Desperately tactile,
she longed for the night,
and the marriage bed's
gift of homogeneousness,
but he couldn't see
and she often slept alone
as he burned the midnight oil.


(For F.)


20 August 1983
 
 

In Samuel Beckett’s play That Time he talks about a place called Foley’s Folly. Although not the most autobiographical of writers Beckett did regularly incorporate the names of familiar places in his works, e.g. in Waiting for Godot Vladimir recalls a visit to the Eiffel Tower and picking grapes in the Macon Country. When the writer Eoin O'Brien, who had set himself the task of tracking down and photographing every geographical location ever mentioned by Beckett for his marvellous book The Beckett Country, looked for Foley’s Folly he encountered a problem: there was no such place. O'Brien thought it might be Taylor’s Tower but that was not it. So he had no choice but to approach the author who, at least on this occasion (he wasn’t always as helpful), pointed him in the right direction:

Sam pored over the photographs, fascinated by the beauty of the place, but then, to my disappointment, informed me that he had never been there. Instead he directed me to Barrington's Tower, which, of course made much more sense in that it was close to Cooldrinagh, where he had been sent "supperless to bed" in punishment for his childhood peregrinations. When I asked him why he had changed the name, he said: "Eoin, there's no music in Barrington's Tower."

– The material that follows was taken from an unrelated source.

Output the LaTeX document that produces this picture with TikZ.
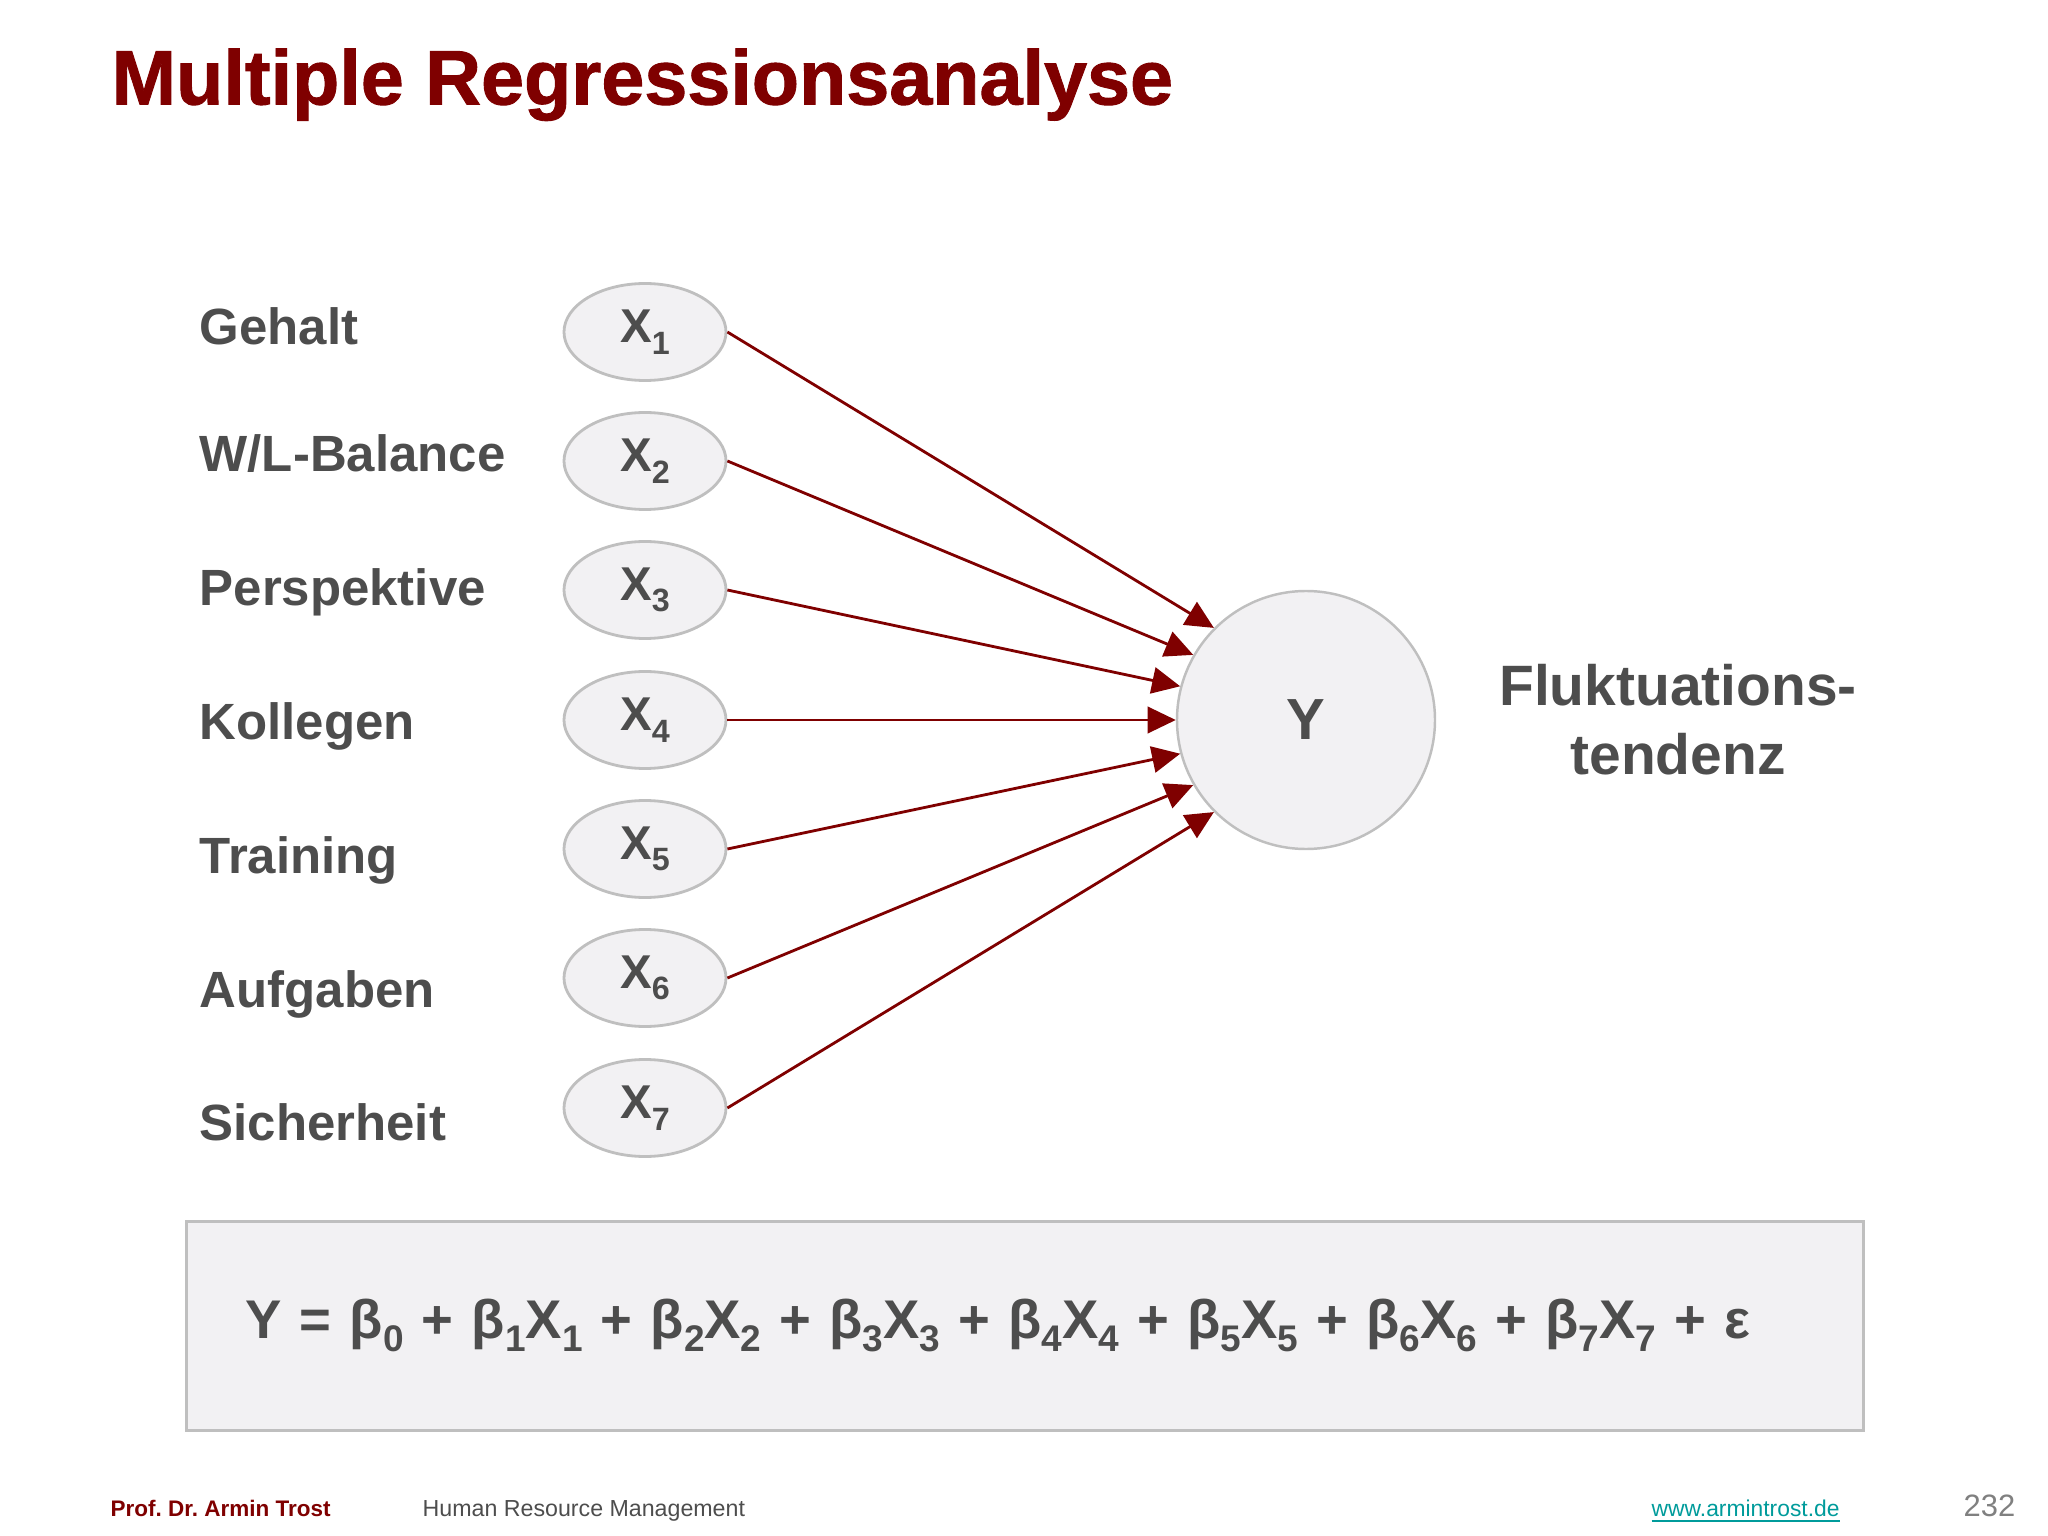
\documentclass[tikz,border=0pt]{standalone}
\usepackage{graphicx}
\usepackage{fontspec}
\setmainfont{Liberation Sans}
\usetikzlibrary{arrows.meta,shapes.geometric}

\definecolor{darkred}{HTML}{7F0000}
\definecolor{txtgray}{HTML}{4D4D4D}
\definecolor{fillgray}{HTML}{F2F1F3}
\definecolor{linegray}{HTML}{BFBFBF}
\definecolor{linkteal}{HTML}{009B9B}

\frenchspacing
% subscript set lower, as on the slide
\newcommand{\lowsub}[1]{\raisebox{-0.24em}{\scalebox{0.68}{#1}}}

\begin{document}
\begin{tikzpicture}[
        var/.style={ellipse, draw=linegray, fill=fillgray, line width=0.8pt,
            minimum width=1.62cm, minimum height=0.97cm, inner sep=0pt,
            text=txtgray, font=\fontsize{13.5}{15}\selectfont\bfseries},
        lab/.style={anchor=base west, inner sep=0pt, text=txtgray,
            font=\fontsize{14.5}{17}\selectfont\bfseries},
        arr/.style={-{Triangle[length=8pt,width=7.5pt]}, draw=darkred, line width=0.8pt}
    ]
        \useasboundingbox (0,0) rectangle (20.48,-15.36);

        % the title
        \node (title) [anchor=base west, inner sep=0pt, text=darkred,
            font=\fontsize{22}{26}\selectfont\bfseries\addfontfeature{FakeBold=1.2}] at (1.11,-1.045) {Multiple Regressionsanalyse};

        % the names of the predictors
        \node (n1) [lab] at (1.99,-3.45) {Gehalt};
        \node (n2) [lab] at (1.99,-4.714) {W/L-Balance};
        \node (n3) [lab] at (1.99,-6.059) {Perspektive};
        \node (n4) [lab] at (1.99,-7.393) {Kollegen};
        \node (n5) [lab] at (1.99,-8.737) {Training};
        \node (n6) [lab] at (1.99,-10.07) {Aufgaben};
        \node (n7) [lab] at (1.99,-11.402) {Sicherheit};

        % the variables
        \node (x1) [var] at (6.45,-3.32) {X\lowsub{1}};
        \node (x2) [var] at (6.45,-4.61) {X\lowsub{2}};
        \node (x3) [var] at (6.45,-5.90) {X\lowsub{3}};
        \node (x4) [var] at (6.45,-7.20) {X\lowsub{4}};
        \node (x5) [var] at (6.45,-8.49) {X\lowsub{5}};
        \node (x6) [var] at (6.45,-9.78) {X\lowsub{6}};
        \node (x7) [var] at (6.45,-11.08) {X\lowsub{7}};

        % the dependent variable
        \node (y) [circle, draw=linegray, fill=fillgray, line width=0.7pt, minimum size=2.58cm,
            text=txtgray, font=\fontsize{16.5}{19}\selectfont\bfseries] at (13.06,-7.20) {Y};
        \node (yname) [align=center, text=txtgray,
            font=\fontsize{16.2}{19.6}\selectfont\bfseries] at (16.78,-7.20) {Fluktuations-\\tendenz};

        % draw the arrows
        \draw[arr] (x1.east) -- (y.135);
        \draw[arr] (x2.east) -- (y.150);
        \draw[arr] (x3.east) -- (y.165);
        \draw[arr] (x4.east) -- (y.180);
        \draw[arr] (x5.east) -- (y.195);
        \draw[arr] (x6.east) -- (y.210);
        \draw[arr] (x7.east) -- (y.225);

        % the equation
        \node (eq) [anchor=north west, draw=linegray, fill=fillgray, line width=0.8pt,
            text width=15.59cm, inner xsep=0.59cm, inner ysep=0pt, minimum height=2.09cm,
            align=left, text=txtgray, font=\fontsize{15.5}{18}\selectfont\bfseries] at (1.85,-12.20)
            {Y = β\lowsub{0} + β\lowsub{1}X\lowsub{1} + β\lowsub{2}X\lowsub{2}
            + β\lowsub{3}X\lowsub{3} + β\lowsub{4}X\lowsub{4}
            + β\lowsub{5}X\lowsub{5} + β\lowsub{6}X\lowsub{6}
            + β\lowsub{7}X\lowsub{7} + ε};

        % the footer
        \node (prof) [anchor=base west, inner sep=0pt, text=darkred,
            font=\fontsize{6.4}{8}\selectfont\bfseries] at (1.10,-15.16) {Prof. Dr. Armin Trost};
        \node (hrm) [anchor=base west, inner sep=0pt, text=txtgray,
            font=\fontsize{6.6}{8}\selectfont] at (4.22,-15.16) {Human Resource Management};
        \node (www) [anchor=base west, inner sep=0pt, text=linkteal,
            font=\fontsize{6.5}{8}\selectfont] at (16.51,-15.16) {\underline{www.armintrost.de}};
        \node (page) [anchor=base west, inner sep=0pt, text=gray,
            font=\fontsize{8.8}{11}\selectfont] at (19.63,-15.16) {232};

    \end{tikzpicture}
\end{document}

I’m sure Beckett would’ve been more than familiar with what Samuel Taylor Coleridge had had to say about poetry:

I wish our clever young poets would remember my homely definitions of prose and poetry; that is, prose = words in their best order; poetry = the best words in their best order.

Which brings me to my poem. Homogeneousness (or, alternatively, homogeneity) means “composition from like parts, elements, or characteristics”. It’s the right word—and the better of the two—but a five syllable word is a bit of a mouthful and neither is especially musical. Homogeneousness is the softer, which is why I chose it, but I would’ve preferred something else, a three syllable word ideally.

The English lexicographer Henry Fowler wrote: “Those who run to long words are mainly the unskillful and tasteless; they confuse pomposity with dignity, flaccidity with ease, and bulk with force.”

I doubt Beckett would’ve agreed with either Coleridge or Fowler and I’m happy to stand on his shoulders. He was every bit as careful with the words he chose in his prose as he was in his poetry. Why have two standards? That said, frequently the English language is just plain unhelpful when it comes to available synonyms. I’m not sure what I would do today with this poem. It’s fixed in my head now and I wouldn’t change it but I still struggle with that eighth line. Any suggestions?